New Supercars season full of firsts

Singer Delta Goodrem and stereotype-shattering driver Simona de Silvestro will spearhead a push to expand the appeal of Supercars.

Goodrem was unveiled as the sport’s new face at the season launch in Adelaide on Thursday, ahead of the season-opening Clipsal 500 next month.

It’s a startling new look for a series more associated with burnouts, grid girls and tinnies at the track or in front of the TV.

But to chief executive James Warburton, those are outdated notions.

“The strength of our sport is in its wide appeal,” he said.

“From white to blue collar, four to 84, surgeons to barristers and tradies to truckies … no sport in this country has such a broad and diverse base.

“As part of our growth strategy, we’re highlighting our commitment to bringing Australians the most entertaining sporting spectacle on offer.”

That spectacle includes the youngest full-time driver in the sport’s history and the first full-time female driver.

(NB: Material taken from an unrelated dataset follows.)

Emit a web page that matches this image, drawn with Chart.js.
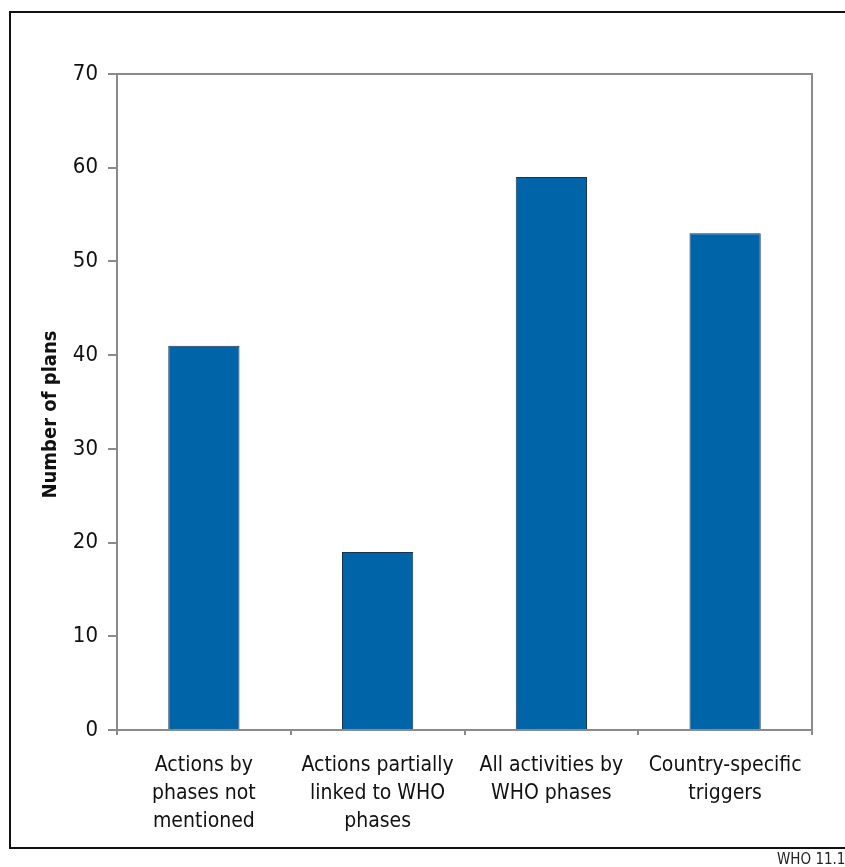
<!DOCTYPE html>
<html>
<head>
<meta charset="utf-8">
<script src="https://cdn.jsdelivr.net/npm/chart.js@4.4.1/dist/chart.umd.min.js"></script>
<style>
    html, body { margin: 0; padding: 0; background: #fff; overflow: hidden; }
    #wrap { position: relative; width: 845px; height: 867px; }
    #frame { position: absolute; left: 9px; top: 11px; width: 850px; height: 834px; border: 2px solid #111; box-sizing: content-box; }
    #chart { position: absolute; left: 0; top: 0; }
    #code { position: absolute; left: 777px; top: 850px; font: 15px "Liberation Sans Narrow", "DejaVu Sans Condensed", sans-serif; color: #222; white-space: nowrap; }
</style>
</head>
<body>
<div id="wrap">
    <div id="frame"></div>
    <canvas id="chart" width="845" height="867"></canvas>
    <div id="code">WHO 11.19</div>
</div>
<script>
const categories = [
    ['Actions by', 'phases not', 'mentioned'],
    ['Actions partially', 'linked to WHO', 'phases'],
    ['All activities by', 'WHO phases'],
    ['Country-specific', 'triggers']
];
const planCounts = [41, 19, 59, 53];
const yTicks = [0, 10, 20, 30, 40, 50, 60, 70];

const FONT = '"Liberation Sans Narrow", "DejaVu Sans Condensed", sans-serif';

// gray box round the plot area (top and right sides too)
const plotBox = {
    id: 'plotBox',
    afterDraw(chart) {
        const { ctx, chartArea: a } = chart;
        ctx.save();
        ctx.strokeStyle = '#8a8a8a';
        ctx.lineWidth = 2;
        ctx.strokeRect(a.left, a.top, a.right - a.left, a.bottom - a.top);
        ctx.restore();
    }
};

new Chart(document.getElementById('chart').getContext('2d'), {
    type: 'bar',
    data: {
        labels: categories,
        datasets: [{
            data: planCounts,
            backgroundColor: '#0064a8',
            borderColor: '#1b3352',
            borderWidth: 1,
            categoryPercentage: 1,
            barPercentage: 0.41
        }]
    },
    options: {
        responsive: false,
        animation: false,
        layout: { padding: { top: 74, right: 33, left: 0, bottom: 0 } },
        plugins: { legend: { display: false }, tooltip: { enabled: false } },
        scales: {
            x: {
                grid: { offset: true, drawOnChartArea: false, drawTicks: true, tickLength: 5, color: '#8a8a8a', lineWidth: 2 },
                border: { color: '#8a8a8a', width: 2 },
                ticks: { color: '#111', padding: 17, maxRotation: 0, autoSkip: false, font: { family: FONT, size: 21, lineHeight: 1.33 } },
                afterFit(scale) { scale.height = 137; }
            },
            y: {
                min: 0,
                max: 70,
                afterBuildTicks(scale) { scale.ticks = yTicks.map(v => ({ value: v })); },
                grid: { drawOnChartArea: false, drawTicks: true, tickLength: 9, color: '#8a8a8a', lineWidth: 2 },
                border: { color: '#8a8a8a', width: 2 },
                ticks: { color: '#111', padding: 10, font: { family: FONT, size: 22 } },
                title: {
                    display: true,
                    // trailing spaces push the rotated text a little lower, as in the original
                    text: 'Number of plans\u00a0\u00a0\u00a0\u00a0',
                    color: '#111',
                    padding: { top: 39, bottom: 0 },
                    font: { family: FONT, size: 20, weight: 'bold' }
                },
                afterFit(scale) { scale.width = 117; }
            }
        }
    },
    plugins: [plotBox]
});
</script>
</body>
</html>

De Silvestro will race the No.78 Nissan Altima, backed by Harvey Norman, in the championship.

The Swiss racer has already taken to Australian motorsport in the Bathurst 1000 last year and is proud to break new ground – but eager to be judged on the same basis as her male colleagues.

“Gender doesn’t matter when you’re going 225 km/h into a turn,” she said.

Another of those colleagues, Alex Rullo, will need to be driven to each circuit.

The 16-year-old has joined Lucas Dumbrell Motorsport and will be the youngest man on the grid by some distance.

As part of other changes to the 2017 championship, a new SuperUtes format will debut in Townsville.

Entries have come from Mazda and Mitsubishi as well as traditional rivals Ford and Holden.

The second-tier Dunlop championship has been rebadged as the ‘Dunlop Super2 Series’, with drivers urged to commit to wildcard entries at the Bathurst 1000 to build a bigger field.

Despite Warburton’s best efforts, the 15-meet calendar will not include any Asian events in 2017.

The Kuala Lumpur meet originally mooted for 2016, as well as potential events in Indonesia and Thailand, are now hoped for 2018.

“Asia remains a priority as we look to grow beyond Australasia with our aim to have two permanent races in the region as part of our annual calendar,” Warburton said.